::: DATASET EXTRACT :::
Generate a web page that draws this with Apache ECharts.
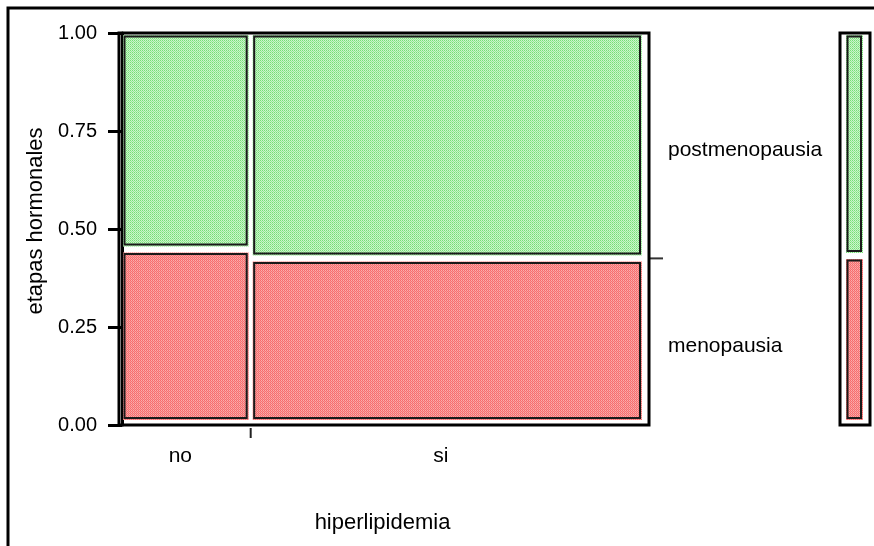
<!DOCTYPE html>
<html>
<head>
<meta charset="utf-8">
<script src="https://cdn.jsdelivr.net/npm/echarts@6/dist/echarts.min.js"></script>
<style>
  html, body { margin: 0; padding: 0; background: #fff; }
  #chart { width: 874px; height: 546px; }
</style>
</head>
<body>
<div id="chart"></div>
<script>
// Mosaic plot: etapas hormonales by hiperlipidemia
const categories = ['no', 'si'];
const levels = ['menopausia', 'postmenopausia'];
const columnShare = [0.247, 0.753];          // share of each hiperlipidemia group
const menopausiaShare = [0.448, 0.425];      // share of menopausia inside each group
const marginalMenopausia = 0.431;            // overall share of menopausia
const yTicks = [0, 0.25, 0.5, 0.75, 1];

const FONT = '"Liberation Sans", Arial, sans-serif';

function makePattern(a, b, c, d) {
  const cv = document.createElement('canvas');
  cv.width = 2; cv.height = 2;
  const ctx = cv.getContext('2d');
  ctx.fillStyle = a; ctx.fillRect(0, 0, 1, 1);
  ctx.fillStyle = b; ctx.fillRect(1, 0, 1, 1);
  ctx.fillStyle = c; ctx.fillRect(0, 1, 1, 1);
  ctx.fillStyle = d; ctx.fillRect(1, 1, 1, 1);
  return { image: cv, repeat: 'repeat' };
}
const fills = {
  menopausia: makePattern('rgb(244,108,108)', 'rgb(255,172,172)', 'rgb(255,150,150)', 'rgb(238,118,118)'),
  postmenopausia: makePattern('rgb(118,222,118)', 'rgb(205,246,205)', 'rgb(200,244,200)', 'rgb(150,232,150)')
};

// cells: [x0, x1, y0, y1, levelIndex]
const cells = [];
let acc = 0;
categories.forEach((c, i) => {
  const x0 = acc, x1 = acc + columnShare[i];
  cells.push([x0, x1, 0, menopausiaShare[i], 0]);
  cells.push([x0, x1, menopausiaShare[i], 1, 1]);
  acc = x1;
});
const marginalCells = [
  [0, 1, 0, marginalMenopausia, 0],
  [0, 1, marginalMenopausia, 1, 1]
];

function cellRect(api, d, leftPad, rightPad) {
  const p0 = api.coord([d[0], d[2]]);
  const p1 = api.coord([d[1], d[3]]);
  const l = p0[0] + (d[0] === 0 ? leftPad : 2);
  const r = p1[0] - (d[1] >= 0.9999 ? rightPad : 2);
  const t = p1[1] + (d[3] >= 0.9999 ? 2 : 3);
  const b = p0[1] - (d[2] === 0 ? 5 : 3);
  return { x: l, y: t, width: r - l, height: b - t };
}

function cellGroup(rc, level) {
  return [
    { type: 'rect', shape: rc, style: { fill: fills[level], stroke: null } },
    { type: 'rect', shape: { x: rc.x + 1.5, y: rc.y + 1.5, width: rc.width - 3.5, height: rc.height - 3.5 },
      style: { fill: null, stroke: '#1a1a1a', lineWidth: 2 } }
  ];
}

function renderMain(params, api) {
  const d = cells[params.dataIndex];
  const level = levels[d[4]];
  const children = cellGroup(cellRect(api, d, 1, 1), level);
  const colIdx = Math.floor(params.dataIndex / 2);
  if (d[4] === 0) {
    // category label under the column
    const base = api.coord([(d[0] + d[1]) / 2, 0]);
    children.push({ type: 'text', x: base[0] - 6, y: base[1] + 31,
      style: { text: categories[colIdx], font: '21px ' + FONT, fill: '#000', align: 'center', verticalAlign: 'middle' } });
    if (colIdx < categories.length - 1) {
      const s = api.coord([d[1], 0]);
      children.push({ type: 'line', shape: { x1: s[0], y1: s[1] + 3, x2: s[0], y2: s[1] + 13 },
        style: { stroke: '#222', lineWidth: 2 } });
    }
  }
  if (colIdx === categories.length - 1) {
    // level labels beside the last column
    const mid = api.coord([1, (d[2] + d[3]) / 2]);
    children.push({ type: 'text', x: mid[0] + 25, y: mid[1] + 5,
      style: { text: level, font: '21px ' + FONT, fill: '#000', align: 'left', verticalAlign: 'middle' } });
    if (d[4] === 0) {
      const e = api.coord([1, d[3]]);
      children.push({ type: 'line', shape: { x1: e[0] + 6, y1: e[1], x2: e[0] + 20, y2: e[1] },
        style: { stroke: '#333', lineWidth: 2 } });
    }
  }
  if (params.dataIndex === 0) {
    const a = api.coord([0, 1]);
    const b = api.coord([1, 0]);
    children.push({ type: 'rect', shape: { x: a[0] - 3, y: a[1], width: b[0] - a[0] + 9, height: b[1] - a[1] },
      style: { fill: null, stroke: '#000', lineWidth: 3 }, z2: 10 });
  }
  return { type: 'group', children };
}

function renderMarginal(params, api) {
  const d = marginalCells[params.dataIndex];
  const level = levels[d[4]];
  const a = api.coord([0, d[2]]);
  const b = api.coord([1, d[3]]);
  const l = a[0] + 6, r = a[0] + 23;
  const t = b[1] + (d[3] >= 0.9999 ? 2 : 3);
  const bt = a[1] - (d[2] === 0 ? 5 : 3);
  const children = cellGroup({ x: l, y: t, width: r - l, height: bt - t }, level);
  if (params.dataIndex === 0) {
    const p = api.coord([0, 1]);
    const q = api.coord([1, 0]);
    children.push({ type: 'rect', shape: { x: p[0], y: p[1], width: q[0] - p[0], height: q[1] - p[1] },
      style: { fill: null, stroke: '#000', lineWidth: 3 } });
  }
  return { type: 'group', children };
}

const chart = echarts.init(document.getElementById('chart'), null, { renderer: 'canvas' });
chart.setOption({
  animation: false,
  backgroundColor: '#fff',
  graphic: [{
    type: 'polyline',
    shape: { points: [[8, 546], [8, 8], [874, 8]] },
    style: { stroke: '#000', lineWidth: 3, fill: null }
  }],
  grid: [
    { left: 122, top: 33, width: 521, height: 392 },
    { left: 840, top: 33, width: 30, height: 392 }
  ],
  xAxis: [
    { type: 'value', gridIndex: 0, min: 0, max: 1,
      axisLine: { show: false }, axisTick: { show: false }, axisLabel: { show: false }, splitLine: { show: false },
      name: 'hiperlipidemia', nameLocation: 'middle', nameGap: 87,
      nameTextStyle: { fontFamily: FONT, fontSize: 22, color: '#000' } },
    { type: 'value', gridIndex: 1, min: 0, max: 1, show: false }
  ],
  yAxis: [
    { type: 'value', gridIndex: 0, min: 0, max: 1, interval: 0.25, offset: 3,
      axisLine: { show: true, lineStyle: { color: '#000', width: 3 } },
      axisTick: { show: true, length: 14, lineStyle: { color: '#000', width: 3 }, customValues: yTicks },
      axisLabel: { margin: 22, fontFamily: FONT, fontSize: 20, color: '#000', formatter: v => v.toFixed(2), customValues: yTicks },
      splitLine: { show: false },
      name: 'etapas hormonales', nameLocation: 'middle', nameGap: 72,
      nameTextStyle: { fontFamily: FONT, fontSize: 22, color: '#000', padding: [0, 0, 0, 16] } },
    { type: 'value', gridIndex: 1, min: 0, max: 1, show: false }
  ],
  series: [
    { type: 'custom', xAxisIndex: 0, yAxisIndex: 0, renderItem: renderMain, data: cells, clip: false },
    { type: 'custom', xAxisIndex: 1, yAxisIndex: 1, renderItem: renderMarginal, data: marginalCells, clip: false }
  ]
});
</script>
</body>
</html>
:::
--- EXERCISE ---
Repeat the data exactly, excluding the pictures.

--- REPLY TO THE TASK ---
Generate a web page that draws this with Apache ECharts.
<!DOCTYPE html>
<html>
<head>
<meta charset="utf-8">
<script src="https://cdn.jsdelivr.net/npm/echarts@6/dist/echarts.min.js"></script>
<style>
  html, body { margin: 0; padding: 0; background: #fff; }
  #chart { width: 874px; height: 546px; }
</style>
</head>
<body>
<div id="chart"></div>
<script>
// Mosaic plot: etapas hormonales by hiperlipidemia
const categories = ['no', 'si'];
const levels = ['menopausia', 'postmenopausia'];
const columnShare = [0.247, 0.753];          // share of each hiperlipidemia group
const menopausiaShare = [0.448, 0.425];      // share of menopausia inside each group
const marginalMenopausia = 0.431;            // overall share of menopausia
const yTicks = [0, 0.25, 0.5, 0.75, 1];

const FONT = '"Liberation Sans", Arial, sans-serif';

function makePattern(a, b, c, d) {
  const cv = document.createElement('canvas');
  cv.width = 2; cv.height = 2;
  const ctx = cv.getContext('2d');
  ctx.fillStyle = a; ctx.fillRect(0, 0, 1, 1);
  ctx.fillStyle = b; ctx.fillRect(1, 0, 1, 1);
  ctx.fillStyle = c; ctx.fillRect(0, 1, 1, 1);
  ctx.fillStyle = d; ctx.fillRect(1, 1, 1, 1);
  return { image: cv, repeat: 'repeat' };
}
const fills = {
  menopausia: makePattern('rgb(244,108,108)', 'rgb(255,172,172)', 'rgb(255,150,150)', 'rgb(238,118,118)'),
  postmenopausia: makePattern('rgb(118,222,118)', 'rgb(205,246,205)', 'rgb(200,244,200)', 'rgb(150,232,150)')
};

// cells: [x0, x1, y0, y1, levelIndex]
const cells = [];
let acc = 0;
categories.forEach((c, i) => {
  const x0 = acc, x1 = acc + columnShare[i];
  cells.push([x0, x1, 0, menopausiaShare[i], 0]);
  cells.push([x0, x1, menopausiaShare[i], 1, 1]);
  acc = x1;
});
const marginalCells = [
  [0, 1, 0, marginalMenopausia, 0],
  [0, 1, marginalMenopausia, 1, 1]
];

function cellRect(api, d, leftPad, rightPad) {
  const p0 = api.coord([d[0], d[2]]);
  const p1 = api.coord([d[1], d[3]]);
  const l = p0[0] + (d[0] === 0 ? leftPad : 2);
  const r = p1[0] - (d[1] >= 0.9999 ? rightPad : 2);
  const t = p1[1] + (d[3] >= 0.9999 ? 2 : 3);
  const b = p0[1] - (d[2] === 0 ? 5 : 3);
  return { x: l, y: t, width: r - l, height: b - t };
}

function cellGroup(rc, level) {
  return [
    { type: 'rect', shape: rc, style: { fill: fills[level], stroke: null } },
    { type: 'rect', shape: { x: rc.x + 1.5, y: rc.y + 1.5, width: rc.width - 3.5, height: rc.height - 3.5 },
      style: { fill: null, stroke: '#1a1a1a', lineWidth: 2 } }
  ];
}

function renderMain(params, api) {
  const d = cells[params.dataIndex];
  const level = levels[d[4]];
  const children = cellGroup(cellRect(api, d, 1, 1), level);
  const colIdx = Math.floor(params.dataIndex / 2);
  if (d[4] === 0) {
    // category label under the column
    const base = api.coord([(d[0] + d[1]) / 2, 0]);
    children.push({ type: 'text', x: base[0] - 6, y: base[1] + 31,
      style: { text: categories[colIdx], font: '21px ' + FONT, fill: '#000', align: 'center', verticalAlign: 'middle' } });
    if (colIdx < categories.length - 1) {
      const s = api.coord([d[1], 0]);
      children.push({ type: 'line', shape: { x1: s[0], y1: s[1] + 3, x2: s[0], y2: s[1] + 13 },
        style: { stroke: '#222', lineWidth: 2 } });
    }
  }
  if (colIdx === categories.length - 1) {
    // level labels beside the last column
    const mid = api.coord([1, (d[2] + d[3]) / 2]);
    children.push({ type: 'text', x: mid[0] + 25, y: mid[1] + 5,
      style: { text: level, font: '21px ' + FONT, fill: '#000', align: 'left', verticalAlign: 'middle' } });
    if (d[4] === 0) {
      const e = api.coord([1, d[3]]);
      children.push({ type: 'line', shape: { x1: e[0] + 6, y1: e[1], x2: e[0] + 20, y2: e[1] },
        style: { stroke: '#333', lineWidth: 2 } });
    }
  }
  if (params.dataIndex === 0) {
    const a = api.coord([0, 1]);
    const b = api.coord([1, 0]);
    children.push({ type: 'rect', shape: { x: a[0] - 3, y: a[1], width: b[0] - a[0] + 9, height: b[1] - a[1] },
      style: { fill: null, stroke: '#000', lineWidth: 3 }, z2: 10 });
  }
  return { type: 'group', children };
}

function renderMarginal(params, api) {
  const d = marginalCells[params.dataIndex];
  const level = levels[d[4]];
  const a = api.coord([0, d[2]]);
  const b = api.coord([1, d[3]]);
  const l = a[0] + 6, r = a[0] + 23;
  const t = b[1] + (d[3] >= 0.9999 ? 2 : 3);
  const bt = a[1] - (d[2] === 0 ? 5 : 3);
  const children = cellGroup({ x: l, y: t, width: r - l, height: bt - t }, level);
  if (params.dataIndex === 0) {
    const p = api.coord([0, 1]);
    const q = api.coord([1, 0]);
    children.push({ type: 'rect', shape: { x: p[0], y: p[1], width: q[0] - p[0], height: q[1] - p[1] },
      style: { fill: null, stroke: '#000', lineWidth: 3 } });
  }
  return { type: 'group', children };
}

const chart = echarts.init(document.getElementById('chart'), null, { renderer: 'canvas' });
chart.setOption({
  animation: false,
  backgroundColor: '#fff',
  graphic: [{
    type: 'polyline',
    shape: { points: [[8, 546], [8, 8], [874, 8]] },
    style: { stroke: '#000', lineWidth: 3, fill: null }
  }],
  grid: [
    { left: 122, top: 33, width: 521, height: 392 },
    { left: 840, top: 33, width: 30, height: 392 }
  ],
  xAxis: [
    { type: 'value', gridIndex: 0, min: 0, max: 1,
      axisLine: { show: false }, axisTick: { show: false }, axisLabel: { show: false }, splitLine: { show: false },
      name: 'hiperlipidemia', nameLocation: 'middle', nameGap: 87,
      nameTextStyle: { fontFamily: FONT, fontSize: 22, color: '#000' } },
    { type: 'value', gridIndex: 1, min: 0, max: 1, show: false }
  ],
  yAxis: [
    { type: 'value', gridIndex: 0, min: 0, max: 1, interval: 0.25, offset: 3,
      axisLine: { show: true, lineStyle: { color: '#000', width: 3 } },
      axisTick: { show: true, length: 14, lineStyle: { color: '#000', width: 3 }, customValues: yTicks },
      axisLabel: { margin: 22, fontFamily: FONT, fontSize: 20, color: '#000', formatter: v => v.toFixed(2), customValues: yTicks },
      splitLine: { show: false },
      name: 'etapas hormonales', nameLocation: 'middle', nameGap: 72,
      nameTextStyle: { fontFamily: FONT, fontSize: 22, color: '#000', padding: [0, 0, 0, 16] } },
    { type: 'value', gridIndex: 1, min: 0, max: 1, show: false }
  ],
  series: [
    { type: 'custom', xAxisIndex: 0, yAxisIndex: 0, renderItem: renderMain, data: cells, clip: false },
    { type: 'custom', xAxisIndex: 1, yAxisIndex: 1, renderItem: renderMarginal, data: marginalCells, clip: false }
  ]
});
</script>
</body>
</html>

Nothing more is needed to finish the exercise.